It’s now up to EU leaders to approve the accord, which will require overcoming profound political disagreements.
In an emergency teleconference on Thursday, finance chiefs approved a plan to stave off what’s expected to be a recession of unprecedented size.
The deal will lay to rest — at least for now — concerns that the EU was incapable of uniting behind a common strategy when it was most urgently needed.
The common response includes a joint employment insurance fund worth 100 billion euros, a European Investment Bank instrument intended to supply 200 billion euros of liquidity to companies, as well as credit lines of as much as 240 billion euros from the European Stability Mechanism — the euro area’s bailout fund — to backstop states as they go on a spending spree to help economies back on their feet.
The ministers also agreed to work on a temporary fund that would help kick-start the recovery and support the hardest-hit countries while leaving how it would be financed. French Finance Minister Bruno Le Maire said the fund could be decided on in the next six months and may total 500 billion euros.
All of it needs approval by government leaders as early as next week, and tensions persist. With several key divisions papered over on Thursday, disagreements are likely to resurface when leaders are called to sign off.

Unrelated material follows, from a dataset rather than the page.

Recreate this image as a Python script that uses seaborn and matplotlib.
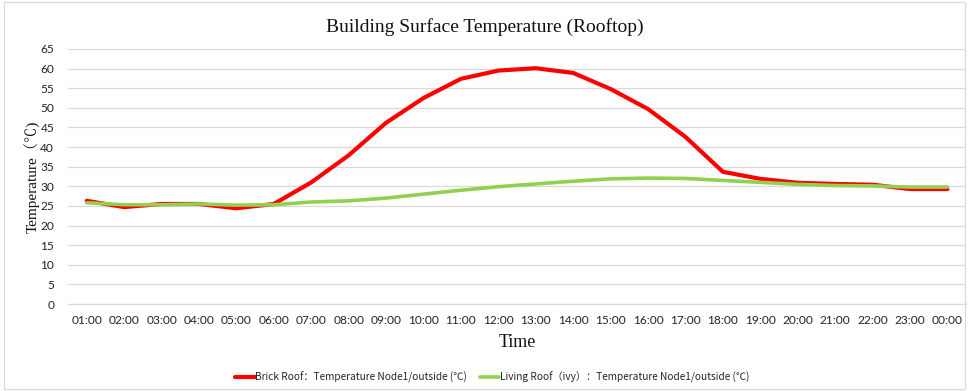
import numpy as np
import pandas as pd
import seaborn as sns
import matplotlib
matplotlib.use("Agg")
import matplotlib.pyplot as plt
from matplotlib.patches import Rectangle
from matplotlib.ticker import FixedLocator, MultipleLocator

hours = ["01:00", "02:00", "03:00", "04:00", "05:00", "06:00", "07:00", "08:00",
         "09:00", "10:00", "11:00", "12:00", "13:00", "14:00", "15:00", "16:00",
         "17:00", "18:00", "19:00", "20:00", "21:00", "22:00", "23:00", "00:00"]

brick_roof = [26.3, 24.7, 25.5, 25.5, 24.4, 25.5, 31.0, 37.9, 46.2, 52.5, 57.4, 59.5,
              60.1, 58.9, 54.8, 49.7, 42.6, 33.7, 31.9, 30.9, 30.6, 30.4, 29.3, 29.3]
living_roof = [25.8, 25.3, 25.3, 25.5, 25.2, 25.3, 26.0, 26.3, 27.0, 28.0, 29.0, 29.9,
               30.6, 31.3, 31.9, 32.1, 32.0, 31.5, 31.0, 30.5, 30.2, 30.1, 29.8, 29.8]

series_names = ["Brick Roof：Temperature Node1/outside (℃)",
                "Living Roof（ivy）：Temperature Node1/outside (℃)"]
series_colors = ["#FF0000", "#92D050"]

df = pd.DataFrame({
    "pos": list(range(len(hours))) * 2,
    "temp": brick_roof + living_roof,
    "series": [series_names[0]] * len(hours) + [series_names[1]] * len(hours),
})

sns.set_style("white")
plt.rcParams["font.family"] = ["Lato", "Noto Sans CJK SC", "DejaVu Sans"]

fig = plt.figure(figsize=(9.69, 3.91), dpi=100)
ax = fig.add_axes([0.0702, 0.2225, 0.9268, 0.6522])

for name, color, lw in zip(series_names, series_colors, [3.0, 2.6]):
    sub = df[df["series"] == name]
    sns.lineplot(data=sub, x="pos", y="temp", color=color, linewidth=lw,
                 ax=ax, label=name, sort=False, solid_capstyle="round",
                 solid_joinstyle="round")

ax.set_xlim(-0.5, len(hours) - 0.5)
ax.set_ylim(0, 65)
ax.yaxis.set_major_locator(MultipleLocator(5))
ax.grid(axis="y", color="#D9D9D9", linewidth=0.9)
ax.set_axisbelow(True)

ax.set_xticks(range(len(hours)))
ax.set_xticklabels(hours)
ax.xaxis.set_minor_locator(FixedLocator(np.arange(-0.5, len(hours), 1.0)))
ax.tick_params(axis="x", which="major", length=0, pad=8, labelsize=8.6, colors="#222222")
ax.tick_params(axis="x", which="minor", length=4, color="#D9D9D9", width=0.9)
ax.tick_params(axis="y", length=0, pad=10, labelsize=8.6, colors="#222222")

for side in ["top", "right", "left"]:
    ax.spines[side].set_visible(False)
ax.spines["bottom"].set_color("#D9D9D9")
ax.spines["bottom"].set_linewidth(0.9)

serif = ["Liberation Serif", "Noto Serif CJK SC", "Noto Sans CJK SC"]
ax.set_xlabel("Time", family=serif, fontsize=13, labelpad=6, color="#111111")
ax.set_ylabel("Temperature（℃)", family=serif, fontsize=11, labelpad=0, color="#111111")
fig.text(0.5, 0.932, "Building Surface Temperature (Rooftop)", family=serif,
         fontsize=14, ha="center", va="center", color="#111111")

ax.get_legend().remove()
handles, labels = ax.get_legend_handles_labels()
fig.legend(handles, labels, loc="center", bbox_to_anchor=(0.508, 0.035), ncol=2,
           frameon=False, handlelength=1.9, handletextpad=0.05,
           columnspacing=1.3, prop={"family": ["Noto Sans CJK SC", "DejaVu Sans"], "size": 7.3})

fig.patches.append(Rectangle((0.004, 0.004), 0.992, 0.99, transform=fig.transFigure,
                             fill=False, edgecolor="#D9D9D9", linewidth=0.9))

fig.savefig("out.png", dpi=100)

Covid-19 has overwhelmed Europe, with the continent suffering more than 65% of the worldwide deaths attributable to the virus. The scale of the damage shines a spotlight on the vulnerabilities of a union whose sense of common purpose has been tested over the past decade by the Greek debt crisis, an influx of refugees and then Brexit.
But the coronavirus outbreak — in the words of German Chancellor Angela Merkel, a veteran of many geopolitical fights — poses the biggest threat to the EU since World War II.
While the virus’s reach has been indiscriminately global, most countries have acted alone and in their own interests. Europe’s more-frugal north is pitted against Italy and Spain, the worst-affected countries, in a climate of mistrust and simmering resentment.
Disagreements were laid bare earlier this week when finance ministers failed to agree on a joint response after 16 hours of bitter negotiations.
Things were different on Thursday. The meeting was delayed by nearly five hours while key countries including the Netherlands, Italy, France, Germany and Spain negotiated a compromise that would ultimately be uncomfortable to most, yet acceptable to all. Once the meeting started, it took just 30 minutes to declare success.
The result was an EU compromise.
The agreement on the recovery fund was a victory for countries including France, Spain and Italy, which have been pushing for it to be financed through joint debt issuance. Yet the text skirted the question of common debt and only mentioned “innovative financial instruments” — a reference that even countries like Germany, that are loath to agree to further risk sharing — could live with.
The wording on the use of credit lines from the bailout fund left a lot to be desired for all camps. The conditions attached to these funds were the main sticking point earlier this week, with the Netherlands lobbying for a requirement that ensures countries return to fiscal health once the crisis is over.
In the end, the Dutch got a slightly stricter commitment that countries would strengthen their “economic and financial fundamentals” once the crisis was over. Meanwhile, the lines would be able to finance “direct and indirect healthcare, cure and prevention related costs,” a likely narrower scope.
As with many an EU deal, everyone claimed a victory and some of the thornier details were left to be ironed out among the leaders.